Item 24: Declare non-member functions when type conversions should apply to all parameters
Concept
If you need implicit type conversions on all parameters to a function (including the one pointed to by this), the function must be a non-member. This commonly arises with arithmetic operators for numeric types. If operator* is a member function of Rational, then 2 * rational won't compile because the implicit conversion from int to Rational cannot be applied to the left-hand operand (this). Making operator* a non-member allows both operands to undergo implicit conversion.
Code Example
class Rational {
public:
Rational(int numerator = 0, int denominator = 1) // non-explicit: allows implicit conversion
: n(numerator), d(denominator) {}
int numerator() const { return n; }
int denominator() const { return d; }
private:
int n, d;
};
// Non-member: allows implicit conversion on BOTH arguments
const Rational operator*(const Rational& lhs, const Rational& rhs) {
return Rational(lhs.numerator() * rhs.numerator(),
lhs.denominator() * rhs.denominator());
}
void example() {
Rational oneHalf(1, 2);
Rational result;
result = oneHalf * 2; // OK: 2 implicitly converts to Rational(2)
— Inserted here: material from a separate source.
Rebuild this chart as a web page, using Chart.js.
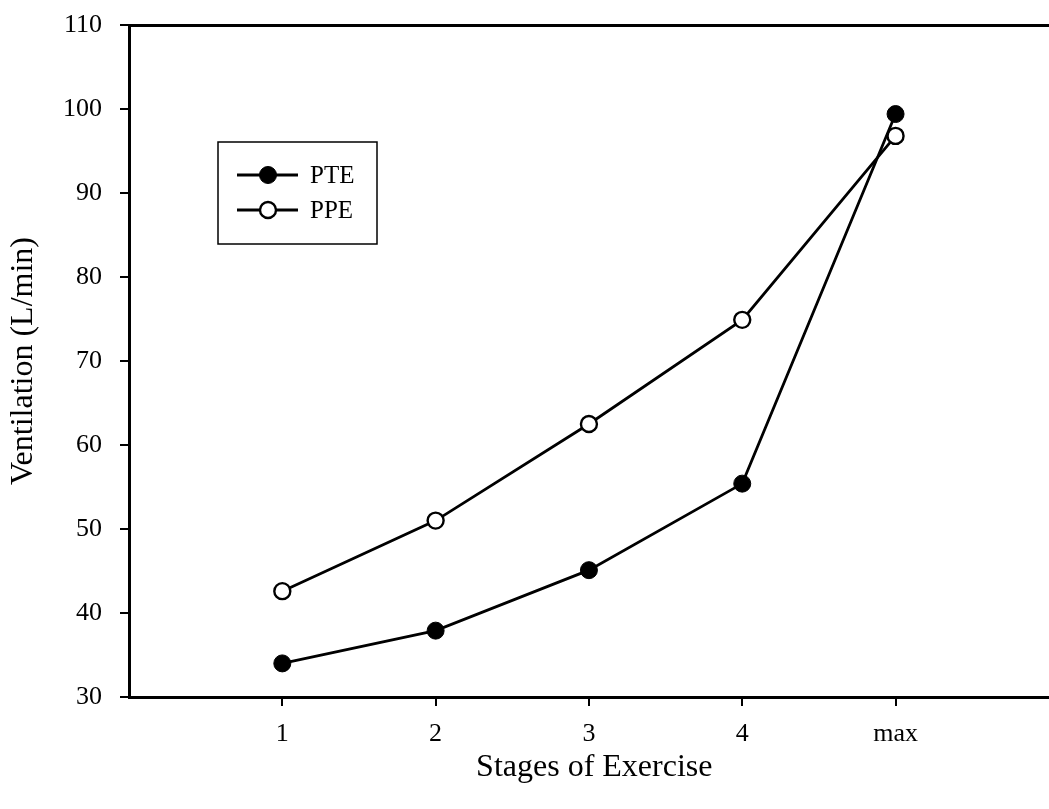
<!DOCTYPE html>
<html>
<head>
<meta charset="utf-8">
<script src="https://cdn.jsdelivr.net/npm/chart.js@4/dist/chart.umd.min.js"></script>
<style>
  html, body { margin: 0; padding: 0; background: #fff; overflow: hidden; }
  #wrap { width: 1070px; height: 809px; }
</style>
</head>
<body>
<div id="wrap"><canvas id="c" width="1070" height="809"></canvas></div>
<script>
// Exercise stages (x positions 1..5) and their tick labels
const stages = [1, 2, 3, 4, 5];
const stageLabels = ['1', '2', '3', '4', 'max'];

// Ventilation (L/min) per stage
const pteValues = [34.0, 37.9, 45.1, 55.4, 99.4];
const ppeValues = [42.6, 51.0, 62.5, 74.9, 96.8];

// Y-axis ticks
const yTicks = [30, 40, 50, 60, 70, 80, 90, 100, 110];

const FONT = "'Liberation Serif', 'Times New Roman', serif";

const toPoints = vals => stages.map((s, i) => ({ x: s, y: vals[i] }));

// Boxed legend drawn inside the plot area
const boxedLegend = {
  id: 'boxedLegend',
  afterDatasetsDraw(chart) {
    const ctx = chart.ctx;
    const box = { x: 218, y: 142, w: 159, h: 102 };
    ctx.save();
    ctx.strokeStyle = '#000';
    ctx.lineWidth = 1.5;
    ctx.strokeRect(box.x, box.y, box.w, box.h);
    chart.data.datasets.forEach((ds, i) => {
      const cy = box.y + 33 + i * 35;
      ctx.beginPath();
      ctx.lineWidth = ds.borderWidth;
      ctx.strokeStyle = ds.borderColor;
      ctx.moveTo(box.x + 19, cy);
      ctx.lineTo(box.x + 80, cy);
      ctx.stroke();
      ctx.beginPath();
      ctx.arc(box.x + 50, cy, ds.pointRadius, 0, Math.PI * 2);
      ctx.fillStyle = ds.pointBackgroundColor;
      ctx.fill();
      ctx.lineWidth = ds.pointBorderWidth;
      ctx.strokeStyle = ds.pointBorderColor;
      ctx.stroke();
      ctx.fillStyle = '#000';
      ctx.font = '25px ' + FONT;
      ctx.textBaseline = 'middle';
      ctx.textAlign = 'left';
      ctx.fillText(ds.label, box.x + 92, cy + 1);
    });
    ctx.restore();
  }
};

new Chart(document.getElementById('c'), {
  type: 'line',
  data: {
    datasets: [
      {
        label: 'PTE',
        data: toPoints(pteValues),
        borderColor: '#000',
        borderWidth: 2.8,
        pointRadius: 8.5,
        pointBackgroundColor: '#000',
        pointBorderColor: '#000',
        pointBorderWidth: 1,
        tension: 0
      },
      {
        label: 'PPE',
        data: toPoints(ppeValues),
        borderColor: '#000',
        borderWidth: 2.8,
        pointRadius: 8,
        pointBackgroundColor: '#fff',
        pointBorderColor: '#000',
        pointBorderWidth: 2.4,
        tension: 0
      }
    ]
  },
  options: {
    responsive: false,
    animation: false,
    layout: { padding: { top: 25, right: 0, bottom: 0, left: 0 } },
    plugins: { legend: { display: false }, tooltip: { enabled: false } },
    scales: {
      x: {
        type: 'linear',
        min: 0,
        max: 6.07,
        afterBuildTicks(scale) { scale.ticks = stages.map(v => ({ value: v })); },
        afterFit(scale) {
          scale.height = 809 - 697;
          scale.paddingLeft = 0;
          scale.paddingRight = 0;
        },
        ticks: {
          color: '#000',
          font: { family: FONT, size: 26 },
          padding: 13,
          maxRotation: 0,
          callback: v => stageLabels[stages.indexOf(v)]
        },
        grid: { drawOnChartArea: false, drawTicks: true, tickLength: 9, color: '#000', lineWidth: 2 },
        border: { display: true, color: '#000', width: 3 },
        title: {
          display: true,
          text: 'Stages of Exercise',
          color: '#000',
          font: { family: FONT, size: 32 },
          padding: { top: 0, bottom: 22 },
          align: 'center'
        }
      },
      xTop: {
        type: 'linear',
        position: 'top',
        min: 0,
        max: 6.07,
        afterFit(scale) {
          scale.height = 0;
          scale.paddingLeft = 0;
          scale.paddingRight = 0;
        },
        ticks: { display: false },
        grid: { display: false },
        border: { display: true, color: '#000', width: 3 }
      },
      y: {
        type: 'linear',
        min: 30,
        max: 110,
        afterBuildTicks(scale) { scale.ticks = yTicks.map(v => ({ value: v })); },
        afterFit(scale) {
          scale.width = 129;
          scale.paddingTop = 0;
          scale.paddingBottom = 0;
        },
        ticks: {
          color: '#000',
          font: { family: FONT, size: 26 },
          padding: 18
        },
        grid: { drawOnChartArea: false, drawTicks: true, tickLength: 9, color: '#000', lineWidth: 2 },
        border: { display: true, color: '#000', width: 3 },
        title: {
          display: true,
          text: 'Ventilation (L/min)',
          color: '#000',
          font: { family: FONT, size: 32 },
          padding: { top: 4, bottom: 0 }
        }
      }
    }
  },
  plugins: [boxedLegend]
});
</script>
</body>
</html>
result = 2 * oneHalf; // OK: same implicit conversion on first arg
// Both work because operator* is a non-member
}
Things to Remember
- If you need type conversions on all parameters to a function (including the one that would otherwise be pointed to by the
thispointer), the function must be a non-member. - This is most commonly relevant for operator overloads for numeric-like classes.